Return only the lines from the top of the data down to the one that holds "from bokeh.resources import INLINE", both included, without any pictures.
## Begin
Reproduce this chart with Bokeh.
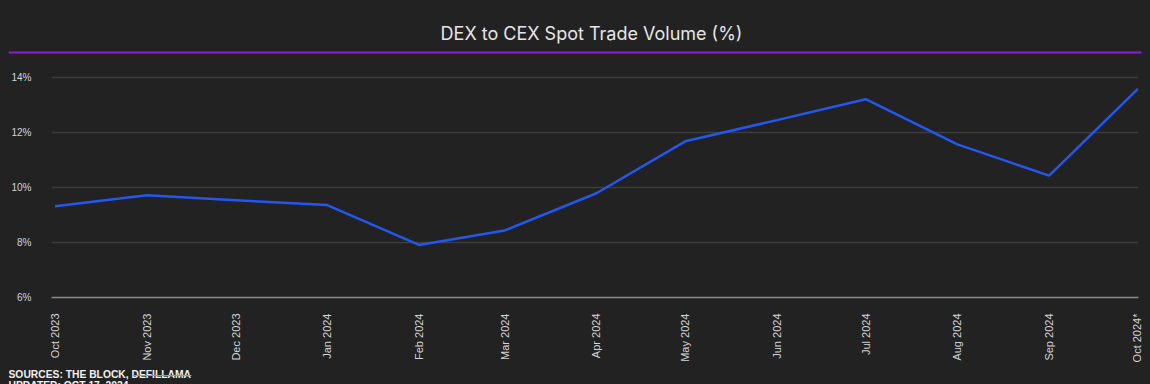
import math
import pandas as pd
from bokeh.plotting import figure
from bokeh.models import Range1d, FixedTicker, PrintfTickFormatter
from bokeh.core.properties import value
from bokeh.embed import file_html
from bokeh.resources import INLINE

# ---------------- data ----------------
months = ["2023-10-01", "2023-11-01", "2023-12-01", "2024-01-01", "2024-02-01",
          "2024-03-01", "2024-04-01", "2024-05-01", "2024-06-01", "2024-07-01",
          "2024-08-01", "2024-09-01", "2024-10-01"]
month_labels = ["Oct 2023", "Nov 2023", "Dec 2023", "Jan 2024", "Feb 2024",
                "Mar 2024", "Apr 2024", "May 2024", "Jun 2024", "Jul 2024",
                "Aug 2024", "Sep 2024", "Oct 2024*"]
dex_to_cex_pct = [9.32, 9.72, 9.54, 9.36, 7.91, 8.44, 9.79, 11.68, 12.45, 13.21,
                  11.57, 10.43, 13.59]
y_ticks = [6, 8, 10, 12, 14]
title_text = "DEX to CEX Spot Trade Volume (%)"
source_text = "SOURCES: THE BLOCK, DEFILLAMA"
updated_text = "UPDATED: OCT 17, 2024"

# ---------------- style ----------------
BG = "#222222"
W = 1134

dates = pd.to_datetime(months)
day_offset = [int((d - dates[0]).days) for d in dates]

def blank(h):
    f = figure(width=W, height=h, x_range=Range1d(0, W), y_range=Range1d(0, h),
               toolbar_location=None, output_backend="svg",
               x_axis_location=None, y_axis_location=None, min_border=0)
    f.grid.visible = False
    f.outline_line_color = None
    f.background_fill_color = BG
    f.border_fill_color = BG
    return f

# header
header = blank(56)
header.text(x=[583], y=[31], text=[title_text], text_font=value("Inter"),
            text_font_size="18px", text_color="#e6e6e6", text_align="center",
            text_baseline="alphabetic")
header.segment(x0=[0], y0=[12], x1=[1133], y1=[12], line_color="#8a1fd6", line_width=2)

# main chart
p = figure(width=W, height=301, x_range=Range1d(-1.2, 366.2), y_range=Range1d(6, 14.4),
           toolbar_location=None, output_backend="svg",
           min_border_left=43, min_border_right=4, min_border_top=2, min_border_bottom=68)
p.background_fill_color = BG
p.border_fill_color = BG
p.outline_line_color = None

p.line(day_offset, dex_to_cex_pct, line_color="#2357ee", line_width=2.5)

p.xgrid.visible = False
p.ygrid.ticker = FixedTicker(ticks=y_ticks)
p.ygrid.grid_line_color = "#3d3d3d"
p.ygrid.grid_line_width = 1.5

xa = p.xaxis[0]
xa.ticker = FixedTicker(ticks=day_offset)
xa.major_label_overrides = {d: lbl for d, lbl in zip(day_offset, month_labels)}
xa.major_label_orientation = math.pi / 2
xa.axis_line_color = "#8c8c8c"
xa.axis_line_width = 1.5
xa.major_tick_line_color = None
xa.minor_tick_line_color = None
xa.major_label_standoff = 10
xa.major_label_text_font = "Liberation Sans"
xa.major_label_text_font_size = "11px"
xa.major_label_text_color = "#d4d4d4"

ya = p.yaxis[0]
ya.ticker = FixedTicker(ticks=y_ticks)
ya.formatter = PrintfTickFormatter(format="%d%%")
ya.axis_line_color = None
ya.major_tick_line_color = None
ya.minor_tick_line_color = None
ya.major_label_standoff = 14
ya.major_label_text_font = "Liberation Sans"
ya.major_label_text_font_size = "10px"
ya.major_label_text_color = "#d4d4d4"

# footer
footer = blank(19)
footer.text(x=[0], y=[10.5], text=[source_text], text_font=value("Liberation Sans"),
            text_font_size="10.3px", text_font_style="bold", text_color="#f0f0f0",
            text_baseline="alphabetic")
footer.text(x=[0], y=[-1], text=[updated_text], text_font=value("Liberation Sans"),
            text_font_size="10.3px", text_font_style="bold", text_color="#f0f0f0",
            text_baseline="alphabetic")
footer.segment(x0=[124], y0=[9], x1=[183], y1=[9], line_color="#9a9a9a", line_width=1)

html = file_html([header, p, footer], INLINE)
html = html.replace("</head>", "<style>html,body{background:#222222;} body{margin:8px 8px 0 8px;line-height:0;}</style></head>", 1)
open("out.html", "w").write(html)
## End
**Written response:**
Reproduce this chart with Bokeh.
import math
import pandas as pd
from bokeh.plotting import figure
from bokeh.models import Range1d, FixedTicker, PrintfTickFormatter
from bokeh.core.properties import value
from bokeh.embed import file_html
from bokeh.resources import INLINE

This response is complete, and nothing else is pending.